§ Task: Pictures within the data are to be left out; everything else must be reproduced exactly.

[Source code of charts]
==============================
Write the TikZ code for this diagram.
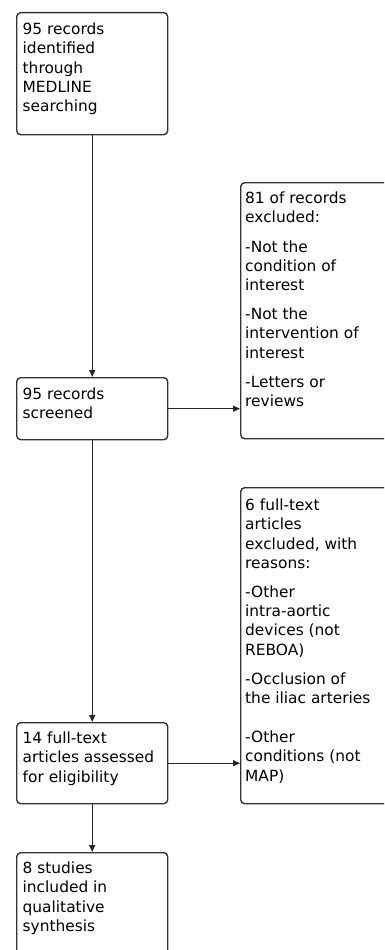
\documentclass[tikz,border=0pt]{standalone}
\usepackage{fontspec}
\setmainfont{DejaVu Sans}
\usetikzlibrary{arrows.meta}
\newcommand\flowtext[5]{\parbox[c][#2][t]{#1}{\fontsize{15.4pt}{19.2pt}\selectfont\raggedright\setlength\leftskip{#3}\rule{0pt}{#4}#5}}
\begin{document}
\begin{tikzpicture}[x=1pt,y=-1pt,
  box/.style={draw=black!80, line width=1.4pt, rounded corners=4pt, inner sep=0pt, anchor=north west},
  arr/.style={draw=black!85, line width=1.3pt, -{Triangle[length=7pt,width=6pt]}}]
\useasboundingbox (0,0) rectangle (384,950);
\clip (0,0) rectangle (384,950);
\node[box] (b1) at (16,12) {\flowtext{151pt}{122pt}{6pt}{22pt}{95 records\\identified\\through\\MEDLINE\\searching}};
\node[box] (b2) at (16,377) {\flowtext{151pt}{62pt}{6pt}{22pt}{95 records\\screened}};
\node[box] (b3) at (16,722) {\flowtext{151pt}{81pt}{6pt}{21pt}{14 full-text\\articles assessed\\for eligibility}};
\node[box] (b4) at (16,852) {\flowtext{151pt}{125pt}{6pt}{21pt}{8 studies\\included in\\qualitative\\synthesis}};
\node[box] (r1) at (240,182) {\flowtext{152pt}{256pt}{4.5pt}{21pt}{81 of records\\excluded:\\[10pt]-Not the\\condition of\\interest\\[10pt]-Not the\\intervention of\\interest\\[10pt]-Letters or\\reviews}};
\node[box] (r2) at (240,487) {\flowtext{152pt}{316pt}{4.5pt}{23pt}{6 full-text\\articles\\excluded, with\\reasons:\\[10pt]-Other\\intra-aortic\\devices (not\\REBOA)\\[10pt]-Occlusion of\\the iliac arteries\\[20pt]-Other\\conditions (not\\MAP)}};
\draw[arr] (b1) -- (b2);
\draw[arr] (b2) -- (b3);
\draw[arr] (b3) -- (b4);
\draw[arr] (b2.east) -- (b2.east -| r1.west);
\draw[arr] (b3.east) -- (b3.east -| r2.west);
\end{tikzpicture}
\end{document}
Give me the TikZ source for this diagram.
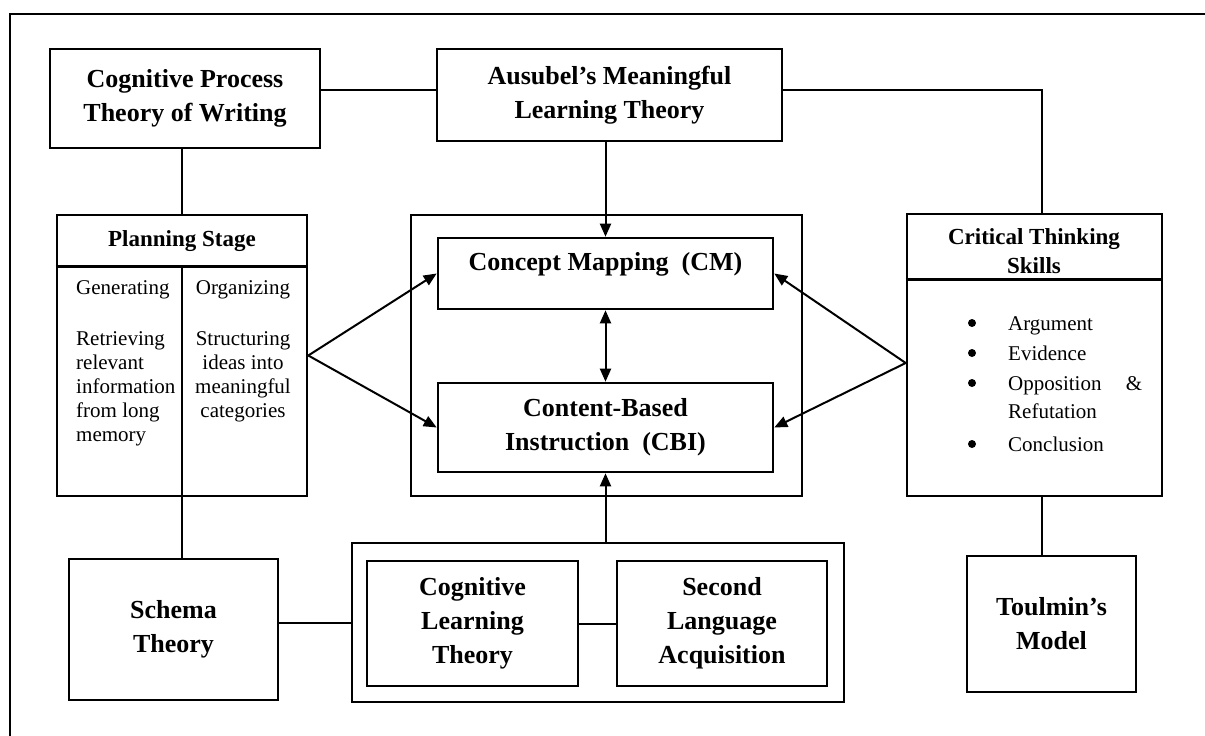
==============================
§ Task answer:
Write the TikZ code for this diagram.
\documentclass[tikz,border=0pt]{standalone}
\usepackage{fontspec}
\setmainfont{DejaVu Sans}
\usetikzlibrary{arrows.meta}
\newcommand\flowtext[5]{\parbox[c][#2][t]{#1}{\fontsize{15.4pt}{19.2pt}\selectfont\raggedright\setlength\leftskip{#3}\rule{0pt}{#4}#5}}
\begin{document}
\begin{tikzpicture}[x=1pt,y=-1pt,
  box/.style={draw=black!80, line width=1.4pt, rounded corners=4pt, inner sep=0pt, anchor=north west},
  arr/.style={draw=black!85, line width=1.3pt, -{Triangle[length=7pt,width=6pt]}}]
\useasboundingbox (0,0) rectangle (384,950);
\clip (0,0) rectangle (384,950);
\node[box] (b1) at (16,12) {\flowtext{151pt}{122pt}{6pt}{22pt}{95 records\\identified\\through\\MEDLINE\\searching}};
\node[box] (b2) at (16,377) {\flowtext{151pt}{62pt}{6pt}{22pt}{95 records\\screened}};
\node[box] (b3) at (16,722) {\flowtext{151pt}{81pt}{6pt}{21pt}{14 full-text\\articles assessed\\for eligibility}};
\node[box] (b4) at (16,852) {\flowtext{151pt}{125pt}{6pt}{21pt}{8 studies\\included in\\qualitative\\synthesis}};
\node[box] (r1) at (240,182) {\flowtext{152pt}{256pt}{4.5pt}{21pt}{81 of records\\excluded:\\[10pt]-Not the\\condition of\\interest\\[10pt]-Not the\\intervention of\\interest\\[10pt]-Letters or\\reviews}};
\node[box] (r2) at (240,487) {\flowtext{152pt}{316pt}{4.5pt}{23pt}{6 full-text\\articles\\excluded, with\\reasons:\\[10pt]-Other\\intra-aortic\\devices (not\\REBOA)\\[10pt]-Occlusion of\\the iliac arteries\\[20pt]-Other\\conditions (not\\MAP)}};
\draw[arr] (b1) -- (b2);
\draw[arr] (b2) -- (b3);
\draw[arr] (b3) -- (b4);
\draw[arr] (b2.east) -- (b2.east -| r1.west);
\draw[arr] (b3.east) -- (b3.east -| r2.west);
\end{tikzpicture}
\end{document}
Give me the TikZ source for this diagram.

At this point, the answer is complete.